The musical ground continues to tread that same tricky ground somewhere between The Cranberries and Joanna Newsom, with a touch of Pink Floyd (quite a slew of influences). Accordions, chimes and organ punctuate the band's civil war ballads and melancholy folk. We saw the band's progressive rock side in EP "The Tain", and the band's prog-rock jamming grows into a monstrous beastie on this album, taking three tracks with it. Awesome second track "The Island" pushes 12 1/2 minutes with a long riff that sounds straight out of "The Wall". Somehow the band manages to make this all sound cohesive - no mean feat for a group known for dark sea shanties.
The Decemberists are an easy band to dismiss in concept, but their music is impossible for a warm-blooded critic to discount. Colin's NPR show-off vocabulary continues unabated (tossing out little morsels like "paragon", "parallex" and "parapet" in a particularly undigestable sentence), but the words are used effectively, not gratuitously. The band still dons nineteenth-century period costumes for photo shoots, but a band like this couldn't sail on typical rock getup.
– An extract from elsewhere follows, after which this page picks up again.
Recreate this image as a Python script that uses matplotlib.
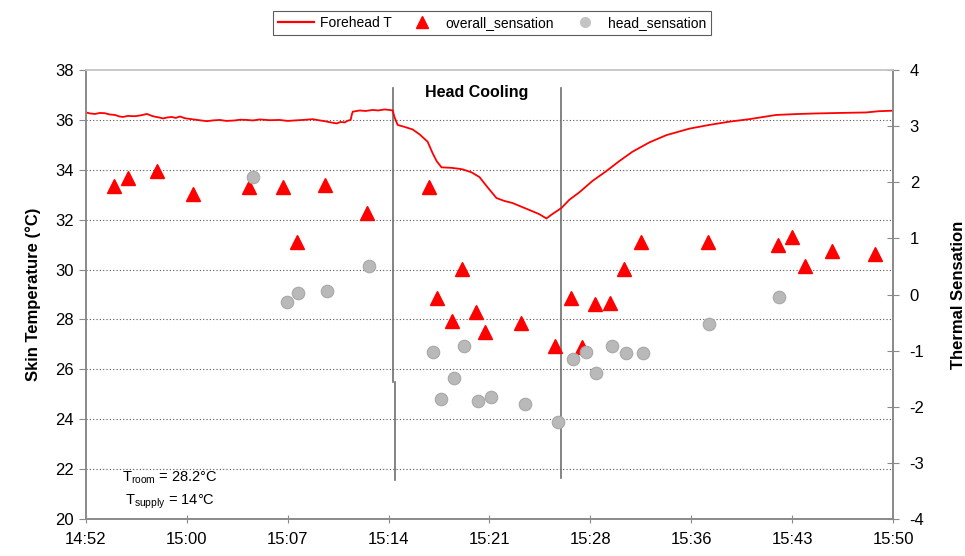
"""
Forehead skin temperature and thermal sensation votes during a head-cooling
session (14:52 - 15:50).
"""

import matplotlib
matplotlib.use("Agg")
import matplotlib.pyplot as plt
from matplotlib.lines import Line2D

plt.rcParams["font.family"] = ["Liberation Sans", "DejaVu Sans"]
plt.rcParams["mathtext.fontset"] = "custom"
plt.rcParams["mathtext.rm"] = "Liberation Sans"
plt.rcParams["mathtext.it"] = "Liberation Sans"
plt.rcParams["axes.unicode_minus"] = False

# Time axis: minutes after 14:52, ticks every 7.25 min.
TICK_MIN = [0, 7.25, 14.5, 21.75, 29.0, 36.25, 43.5, 50.75, 58.0]
TICK_LABELS = ["14:52", "15:00", "15:07", "15:14", "15:21",
               "15:28", "15:36", "15:43", "15:50"]

# Forehead temperature trace (deg C).
FOREHEAD_MIN = [
    0.0, 0.3, 0.65, 1.0, 1.36, 1.7, 2.08, 2.4, 2.66, 3.0,
    3.52, 3.9, 4.38, 4.7, 4.95, 5.25, 5.53, 5.85, 6.17, 6.45,
    6.75, 7.1, 7.47, 8.0, 8.69, 9.1, 9.62, 10.1, 10.7, 11.1,
    11.56, 12.0, 12.49, 13.2, 13.92, 14.5, 15.0, 15.6, 16.29, 16.7,
    17.16, 17.6, 18.02, 18.3, 18.59, 18.81, 19.02, 19.1, 19.17, 19.67,
    20.1, 20.6, 21.0, 21.46, 21.82, 22.04, 22.18, 22.4, 22.9, 23.47,
    23.98, 24.55, 24.91, 25.2, 25.55, 25.9, 26.27, 26.7, 27.06, 27.71,
    28.28, 28.86, 29.5, 30.08, 30.65, 31.3, 31.87, 32.59, 33.09, 33.45,
    34.17, 34.74, 35.46, 36.39, 37.4, 38.33, 39.26, 40.49, 41.71, 43.36,
    44.79, 46.23, 47.66, 49.6, 51.25, 52.47, 54.12, 56.06, 56.99, 57.93,
]
FOREHEAD_T = [
    36.30, 36.26, 36.24, 36.28, 36.27, 36.22, 36.20, 36.14, 36.12, 36.16,
    36.15, 36.18, 36.24, 36.17, 36.13, 36.10, 36.06, 36.10, 36.12, 36.08,
    36.14, 36.07, 36.04, 36.00, 35.95, 35.98, 36.00, 35.96, 35.98, 36.01,
    36.00, 35.98, 36.02, 35.99, 36.00, 35.96, 35.98, 36.00, 36.03, 35.99,
    35.95, 35.90, 35.86, 35.92, 35.90, 35.97, 36.00, 36.20, 36.33, 36.38,
    36.36, 36.40, 36.38, 36.42, 36.40, 36.38, 36.10, 35.80, 35.72, 35.62,
    35.42, 35.13, 34.67, 34.35, 34.10, 34.09, 34.08, 34.05, 34.02, 33.90,
    33.71, 33.30, 32.87, 32.75, 32.67, 32.52, 32.39, 32.22, 32.05, 32.20,
    32.47, 32.80, 33.10, 33.55, 33.95, 34.35, 34.72, 35.10, 35.39, 35.65,
    35.80, 35.93, 36.03, 36.20, 36.24, 36.26, 36.28, 36.30, 36.35, 36.37,
]

# Overall thermal sensation votes.
OVERALL_MIN = [
    2.01, 3.01, 5.10, 7.68, 11.70, 14.14, 15.15, 17.16, 20.17, 24.62,
    25.20, 26.27, 26.99, 28.00, 28.71, 31.30, 33.74, 34.89, 35.68, 36.61,
    37.69, 38.69, 39.91, 44.72, 49.75, 50.75, 51.68, 53.62, 56.71,
]
OVERALL_VOTE = [
    1.93, 2.08, 2.20, 1.80, 1.92, 1.92, 0.94, 1.95, 1.46, 1.92,
    -0.07, -0.48, 0.45, -0.32, -0.66, -0.51, -0.91, -0.06, -0.93, -0.16,
    -0.15, 0.45, 0.94, 0.94, 0.89, 1.02, 0.50, 0.78, 0.73,
]

# Head (local) thermal sensation votes.
HEAD_MIN = [
    11.99, 14.43, 15.22, 17.30, 20.31, 24.91, 25.48, 26.42, 27.14, 28.14,
    29.14, 31.58, 33.95, 35.03, 35.96, 36.68, 37.83, 38.83, 40.05, 44.79,
    49.82,
]
HEAD_VOTE = [
    2.10, -0.13, 0.03, 0.06, 0.50, -1.03, -1.86, -1.49, -0.92, -1.90,
    -1.83, -1.95, -2.28, -1.14, -1.03, -1.40, -0.92, -1.05, -1.04, -0.53,
    -0.04,
]

# Start/end of the cooling period (minutes after 14:52).
COOL_START = 22.04
COOL_END = 34.17

SPINE = "#8a8a8a"


def main():
    fig = plt.figure(figsize=(9.65, 5.56), dpi=100)
    ax = fig.add_axes([0.0891, 0.0665, 0.8363, 0.8075])
    ax2 = ax.twinx()

    # Skin temperature on the left axis.
    ax.plot(FOREHEAD_MIN, FOREHEAD_T, color="#ff0000", lw=1.3, zorder=3)
    ax.set_xlim(0, 58)
    ax.set_ylim(20, 38)
    ax.set_yticks(range(20, 39, 2))
    ax.set_xticks(TICK_MIN)
    ax.set_xticklabels(TICK_LABELS)
    for y in range(22, 37, 2):
        ax.axhline(y, color="#555555", lw=0.8, ls=(0, (1, 2)), zorder=1)

    # Cooling period markers; the first one is drawn in two pieces.
    ax.plot([COOL_START, COOL_START], [25.49, 37.28], color="#6e6e6e", lw=1.2, zorder=2)
    ax.plot([COOL_START + 0.19, COOL_START + 0.19], [21.56, 25.49],
            color="#6e6e6e", lw=1.2, zorder=2)
    ax.plot([COOL_END, COOL_END], [21.64, 37.28], color="#6e6e6e", lw=1.2, zorder=2)
    ax.text((COOL_START + COOL_END) / 2, 37.12, "Head Cooling",
            ha="center", va="center", fontsize=11.5, fontweight="bold")

    ax.text(6.03, 21.64, r"T$_{\rm room}$ = 28.2°C", ha="center", va="center",
            fontsize=10.5)
    ax.text(6.03, 20.68, r"T$_{\rm supply}$ = 14°C", ha="center", va="center",
            fontsize=10.5)

    # Sensation votes on the right axis.
    ax2.plot(OVERALL_MIN, OVERALL_VOTE, ls="none", marker="^", ms=9.5,
             color="#ff0000", mec="#ff0000", zorder=4)
    ax2.plot(HEAD_MIN, HEAD_VOTE, ls="none", marker="o", ms=9,
             color="#b9b9b9", mec="#a8a8a8", mew=0.8, zorder=5)
    ax2.set_ylim(-4, 4)
    ax2.set_yticks(range(-4, 5))

    ax.set_ylabel("Skin Temperature (°C)", fontsize=12, fontweight="bold",
                  labelpad=10)
    ax2.set_ylabel("Thermal Sensation", fontsize=12, fontweight="bold",
                   labelpad=19)

    for a in (ax, ax2):
        for s in a.spines.values():
            s.set_color(SPINE)
            s.set_linewidth(1.2)
    ax.spines["top"].set_color("#c8c8c8")
    ax2.spines["top"].set_color("#c8c8c8")
    ax.tick_params(axis="y", direction="out", length=5, color=SPINE,
                   labelsize=12, pad=4)
    ax.tick_params(axis="x", direction="inout", length=6, color=SPINE,
                   labelsize=12, pad=6)
    ax2.tick_params(axis="y", direction="inout", length=8, color=SPINE,
                    labelsize=12, pad=8)

    handles = [
        Line2D([], [], color="#ff0000", lw=1.6),
        Line2D([], [], ls="none", marker="^", ms=8, color="#ff0000"),
        Line2D([], [], ls="none", marker="o", ms=7, color="#c4c4c4"),
    ]
    leg = fig.legend(handles, ["Forehead T", "overall_sensation", "head_sensation"],
                     loc="center", bbox_to_anchor=(0.51, 0.959), ncol=3,
                     fontsize=10, frameon=True, fancybox=False,
                     handlelength=2.6, columnspacing=0.9, handletextpad=0.4,
                     borderpad=0.35)
    leg.get_frame().set_edgecolor("#333333")
    leg.get_frame().set_linewidth(0.8)

    fig.savefig("out.png", dpi=100)


if __name__ == "__main__":
    main()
Everything on this album is hummable and hooky. The progressive rock elements go by so smoothly you won't notice (except for largely-unmelodic "When the War Came", which flirts as close to metal as this group will ever get). Every track vibrates with dedication and folk nirvana. After years of listening to post-grunge blah everywhere you turn, music like this radiates so much dignity that I couldn't help but love the album from the first time I heard it. I still love it almost as much. From the emotive tragic opener, to the optimistic finale, The Crane Wife is a victory of musical composition. I suggest that you give this emotional little folk story a try.